The data must be written out once more, precisely as given.

→ **Record list**
---

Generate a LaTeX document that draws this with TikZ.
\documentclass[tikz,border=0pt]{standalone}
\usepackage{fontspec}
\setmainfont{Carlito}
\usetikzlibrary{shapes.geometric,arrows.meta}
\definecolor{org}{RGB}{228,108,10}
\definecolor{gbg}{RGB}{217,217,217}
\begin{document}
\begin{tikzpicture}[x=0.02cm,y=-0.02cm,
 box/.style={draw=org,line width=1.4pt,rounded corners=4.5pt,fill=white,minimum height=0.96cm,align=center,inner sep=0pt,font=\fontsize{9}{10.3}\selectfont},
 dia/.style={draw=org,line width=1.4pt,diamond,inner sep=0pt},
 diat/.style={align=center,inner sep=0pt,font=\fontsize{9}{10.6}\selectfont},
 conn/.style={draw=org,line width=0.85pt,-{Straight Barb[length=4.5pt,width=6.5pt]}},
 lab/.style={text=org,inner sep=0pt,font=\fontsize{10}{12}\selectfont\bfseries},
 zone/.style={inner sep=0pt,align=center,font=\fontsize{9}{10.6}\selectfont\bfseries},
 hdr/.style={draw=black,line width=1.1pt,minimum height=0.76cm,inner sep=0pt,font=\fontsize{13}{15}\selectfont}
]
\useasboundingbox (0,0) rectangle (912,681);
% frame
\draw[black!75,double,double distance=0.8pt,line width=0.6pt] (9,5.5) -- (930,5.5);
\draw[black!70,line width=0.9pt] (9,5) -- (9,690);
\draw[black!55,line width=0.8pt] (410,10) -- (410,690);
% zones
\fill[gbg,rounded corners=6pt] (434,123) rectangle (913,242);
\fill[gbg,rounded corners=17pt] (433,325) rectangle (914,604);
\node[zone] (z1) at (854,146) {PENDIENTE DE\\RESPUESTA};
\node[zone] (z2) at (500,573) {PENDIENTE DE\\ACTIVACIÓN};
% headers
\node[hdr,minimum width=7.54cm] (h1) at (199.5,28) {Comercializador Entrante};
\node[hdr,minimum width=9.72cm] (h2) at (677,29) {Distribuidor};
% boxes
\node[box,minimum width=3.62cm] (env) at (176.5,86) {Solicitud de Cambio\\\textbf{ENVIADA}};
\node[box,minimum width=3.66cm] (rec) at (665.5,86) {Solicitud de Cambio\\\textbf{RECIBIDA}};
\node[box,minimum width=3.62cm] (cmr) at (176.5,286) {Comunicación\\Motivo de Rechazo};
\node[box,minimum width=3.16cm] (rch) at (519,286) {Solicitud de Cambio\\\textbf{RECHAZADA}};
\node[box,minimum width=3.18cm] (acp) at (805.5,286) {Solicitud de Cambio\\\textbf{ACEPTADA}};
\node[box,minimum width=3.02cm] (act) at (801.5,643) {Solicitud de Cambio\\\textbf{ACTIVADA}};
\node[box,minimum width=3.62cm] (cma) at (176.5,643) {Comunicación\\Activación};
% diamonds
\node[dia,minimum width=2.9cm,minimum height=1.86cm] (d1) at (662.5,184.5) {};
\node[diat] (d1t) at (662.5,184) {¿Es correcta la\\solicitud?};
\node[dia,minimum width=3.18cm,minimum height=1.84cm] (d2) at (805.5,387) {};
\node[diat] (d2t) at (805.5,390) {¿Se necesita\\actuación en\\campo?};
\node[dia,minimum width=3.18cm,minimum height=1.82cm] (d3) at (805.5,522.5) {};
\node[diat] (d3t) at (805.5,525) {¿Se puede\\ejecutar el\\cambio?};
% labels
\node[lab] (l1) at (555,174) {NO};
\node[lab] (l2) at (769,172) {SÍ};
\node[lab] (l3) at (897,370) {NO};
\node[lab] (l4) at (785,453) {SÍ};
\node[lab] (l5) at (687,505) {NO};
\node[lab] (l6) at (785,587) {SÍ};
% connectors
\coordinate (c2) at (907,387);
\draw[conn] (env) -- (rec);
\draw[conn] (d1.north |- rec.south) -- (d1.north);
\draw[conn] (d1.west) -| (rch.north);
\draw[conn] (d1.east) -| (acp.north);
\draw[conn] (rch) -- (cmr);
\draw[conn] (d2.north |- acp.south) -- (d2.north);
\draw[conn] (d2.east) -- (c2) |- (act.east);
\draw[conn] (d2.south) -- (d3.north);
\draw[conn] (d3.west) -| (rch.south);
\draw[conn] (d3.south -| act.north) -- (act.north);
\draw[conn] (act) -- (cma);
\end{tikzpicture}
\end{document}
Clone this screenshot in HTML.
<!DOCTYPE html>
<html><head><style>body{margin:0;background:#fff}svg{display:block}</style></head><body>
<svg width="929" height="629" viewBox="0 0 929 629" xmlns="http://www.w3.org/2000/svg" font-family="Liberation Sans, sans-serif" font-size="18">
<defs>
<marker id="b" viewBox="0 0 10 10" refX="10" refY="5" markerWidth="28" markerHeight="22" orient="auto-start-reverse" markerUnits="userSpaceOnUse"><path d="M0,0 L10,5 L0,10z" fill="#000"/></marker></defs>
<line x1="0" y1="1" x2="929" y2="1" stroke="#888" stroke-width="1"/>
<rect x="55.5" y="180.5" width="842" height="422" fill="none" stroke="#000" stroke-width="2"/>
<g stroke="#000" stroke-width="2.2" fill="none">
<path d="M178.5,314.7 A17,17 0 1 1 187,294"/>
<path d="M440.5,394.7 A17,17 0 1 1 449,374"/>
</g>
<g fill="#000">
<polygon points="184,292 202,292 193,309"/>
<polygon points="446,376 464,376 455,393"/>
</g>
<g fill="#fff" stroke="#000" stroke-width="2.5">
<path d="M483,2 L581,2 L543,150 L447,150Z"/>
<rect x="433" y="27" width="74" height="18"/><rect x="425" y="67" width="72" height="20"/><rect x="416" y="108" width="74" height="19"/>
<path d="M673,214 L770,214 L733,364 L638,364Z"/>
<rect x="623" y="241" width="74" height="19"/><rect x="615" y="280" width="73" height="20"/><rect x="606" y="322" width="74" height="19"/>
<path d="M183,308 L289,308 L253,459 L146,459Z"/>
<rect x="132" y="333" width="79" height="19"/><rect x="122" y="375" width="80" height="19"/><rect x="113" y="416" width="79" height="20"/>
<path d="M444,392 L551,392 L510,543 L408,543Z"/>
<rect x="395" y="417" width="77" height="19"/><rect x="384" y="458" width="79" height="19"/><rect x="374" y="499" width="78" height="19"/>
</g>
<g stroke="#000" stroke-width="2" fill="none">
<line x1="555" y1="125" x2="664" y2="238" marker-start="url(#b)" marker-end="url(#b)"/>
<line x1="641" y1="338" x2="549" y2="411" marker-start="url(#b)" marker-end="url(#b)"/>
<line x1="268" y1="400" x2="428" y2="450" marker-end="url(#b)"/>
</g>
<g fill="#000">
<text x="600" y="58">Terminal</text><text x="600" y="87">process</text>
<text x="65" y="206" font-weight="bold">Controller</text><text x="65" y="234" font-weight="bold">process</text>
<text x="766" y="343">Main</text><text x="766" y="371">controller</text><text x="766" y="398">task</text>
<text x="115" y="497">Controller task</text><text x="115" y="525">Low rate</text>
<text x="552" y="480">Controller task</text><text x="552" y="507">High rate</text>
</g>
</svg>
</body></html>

---

→ **Finished exercise**
Generate a LaTeX document that draws this with TikZ.
\documentclass[tikz,border=0pt]{standalone}
\usepackage{fontspec}
\setmainfont{Carlito}
\usetikzlibrary{shapes.geometric,arrows.meta}
\definecolor{org}{RGB}{228,108,10}
\definecolor{gbg}{RGB}{217,217,217}
\begin{document}
\begin{tikzpicture}[x=0.02cm,y=-0.02cm,
 box/.style={draw=org,line width=1.4pt,rounded corners=4.5pt,fill=white,minimum height=0.96cm,align=center,inner sep=0pt,font=\fontsize{9}{10.3}\selectfont},
 dia/.style={draw=org,line width=1.4pt,diamond,inner sep=0pt},
 diat/.style={align=center,inner sep=0pt,font=\fontsize{9}{10.6}\selectfont},
 conn/.style={draw=org,line width=0.85pt,-{Straight Barb[length=4.5pt,width=6.5pt]}},
 lab/.style={text=org,inner sep=0pt,font=\fontsize{10}{12}\selectfont\bfseries},
 zone/.style={inner sep=0pt,align=center,font=\fontsize{9}{10.6}\selectfont\bfseries},
 hdr/.style={draw=black,line width=1.1pt,minimum height=0.76cm,inner sep=0pt,font=\fontsize{13}{15}\selectfont}
]
\useasboundingbox (0,0) rectangle (912,681);
% frame
\draw[black!75,double,double distance=0.8pt,line width=0.6pt] (9,5.5) -- (930,5.5);
\draw[black!70,line width=0.9pt] (9,5) -- (9,690);
\draw[black!55,line width=0.8pt] (410,10) -- (410,690);
% zones
\fill[gbg,rounded corners=6pt] (434,123) rectangle (913,242);
\fill[gbg,rounded corners=17pt] (433,325) rectangle (914,604);
\node[zone] (z1) at (854,146) {PENDIENTE DE\\RESPUESTA};
\node[zone] (z2) at (500,573) {PENDIENTE DE\\ACTIVACIÓN};
% headers
\node[hdr,minimum width=7.54cm] (h1) at (199.5,28) {Comercializador Entrante};
\node[hdr,minimum width=9.72cm] (h2) at (677,29) {Distribuidor};
% boxes
\node[box,minimum width=3.62cm] (env) at (176.5,86) {Solicitud de Cambio\\\textbf{ENVIADA}};
\node[box,minimum width=3.66cm] (rec) at (665.5,86) {Solicitud de Cambio\\\textbf{RECIBIDA}};
\node[box,minimum width=3.62cm] (cmr) at (176.5,286) {Comunicación\\Motivo de Rechazo};
\node[box,minimum width=3.16cm] (rch) at (519,286) {Solicitud de Cambio\\\textbf{RECHAZADA}};
\node[box,minimum width=3.18cm] (acp) at (805.5,286) {Solicitud de Cambio\\\textbf{ACEPTADA}};
\node[box,minimum width=3.02cm] (act) at (801.5,643) {Solicitud de Cambio\\\textbf{ACTIVADA}};
\node[box,minimum width=3.62cm] (cma) at (176.5,643) {Comunicación\\Activación};
% diamonds
\node[dia,minimum width=2.9cm,minimum height=1.86cm] (d1) at (662.5,184.5) {};
\node[diat] (d1t) at (662.5,184) {¿Es correcta la\\solicitud?};
\node[dia,minimum width=3.18cm,minimum height=1.84cm] (d2) at (805.5,387) {};
\node[diat] (d2t) at (805.5,390) {¿Se necesita\\actuación en\\campo?};
\node[dia,minimum width=3.18cm,minimum height=1.82cm] (d3) at (805.5,522.5) {};
\node[diat] (d3t) at (805.5,525) {¿Se puede\\ejecutar el\\cambio?};
% labels
\node[lab] (l1) at (555,174) {NO};
\node[lab] (l2) at (769,172) {SÍ};
\node[lab] (l3) at (897,370) {NO};
\node[lab] (l4) at (785,453) {SÍ};
\node[lab] (l5) at (687,505) {NO};
\node[lab] (l6) at (785,587) {SÍ};
% connectors
\coordinate (c2) at (907,387);
\draw[conn] (env) -- (rec);
\draw[conn] (d1.north |- rec.south) -- (d1.north);
\draw[conn] (d1.west) -| (rch.north);
\draw[conn] (d1.east) -| (acp.north);
\draw[conn] (rch) -- (cmr);
\draw[conn] (d2.north |- acp.south) -- (d2.north);
\draw[conn] (d2.east) -- (c2) |- (act.east);
\draw[conn] (d2.south) -- (d3.north);
\draw[conn] (d3.west) -| (rch.south);
\draw[conn] (d3.south -| act.north) -- (act.north);
\draw[conn] (act) -- (cma);
\end{tikzpicture}
\end{document}
Clone this screenshot in HTML.
<!DOCTYPE html>
<html><head><style>body{margin:0;background:#fff}svg{display:block}</style></head><body>
<svg width="929" height="629" viewBox="0 0 929 629" xmlns="http://www.w3.org/2000/svg" font-family="Liberation Sans, sans-serif" font-size="18">
<defs>
<marker id="b" viewBox="0 0 10 10" refX="10" refY="5" markerWidth="28" markerHeight="22" orient="auto-start-reverse" markerUnits="userSpaceOnUse"><path d="M0,0 L10,5 L0,10z" fill="#000"/></marker></defs>
<line x1="0" y1="1" x2="929" y2="1" stroke="#888" stroke-width="1"/>
<rect x="55.5" y="180.5" width="842" height="422" fill="none" stroke="#000" stroke-width="2"/>
<g stroke="#000" stroke-width="2.2" fill="none">
<path d="M178.5,314.7 A17,17 0 1 1 187,294"/>
<path d="M440.5,394.7 A17,17 0 1 1 449,374"/>
</g>
<g fill="#000">
<polygon points="184,292 202,292 193,309"/>
<polygon points="446,376 464,376 455,393"/>
</g>
<g fill="#fff" stroke="#000" stroke-width="2.5">
<path d="M483,2 L581,2 L543,150 L447,150Z"/>
<rect x="433" y="27" width="74" height="18"/><rect x="425" y="67" width="72" height="20"/><rect x="416" y="108" width="74" height="19"/>
<path d="M673,214 L770,214 L733,364 L638,364Z"/>
<rect x="623" y="241" width="74" height="19"/><rect x="615" y="280" width="73" height="20"/><rect x="606" y="322" width="74" height="19"/>
<path d="M183,308 L289,308 L253,459 L146,459Z"/>
<rect x="132" y="333" width="79" height="19"/><rect x="122" y="375" width="80" height="19"/><rect x="113" y="416" width="79" height="20"/>
<path d="M444,392 L551,392 L510,543 L408,543Z"/>
<rect x="395" y="417" width="77" height="19"/><rect x="384" y="458" width="79" height="19"/><rect x="374" y="499" width="78" height="19"/>
</g>
<g stroke="#000" stroke-width="2" fill="none">
<line x1="555" y1="125" x2="664" y2="238" marker-start="url(#b)" marker-end="url(#b)"/>
<line x1="641" y1="338" x2="549" y2="411" marker-start="url(#b)" marker-end="url(#b)"/>
<line x1="268" y1="400" x2="428" y2="450" marker-end="url(#b)"/>
</g>
<g fill="#000">
<text x="600" y="58">Terminal</text><text x="600" y="87">process</text>
<text x="65" y="206" font-weight="bold">Controller</text><text x="65" y="234" font-weight="bold">process</text>
<text x="766" y="343">Main</text><text x="766" y="371">controller</text><text x="766" y="398">task</text>
<text x="115" y="497">Controller task</text><text x="115" y="525">Low rate</text>
<text x="552" y="480">Controller task</text><text x="552" y="507">High rate</text>
</g>
</svg>
</body></html>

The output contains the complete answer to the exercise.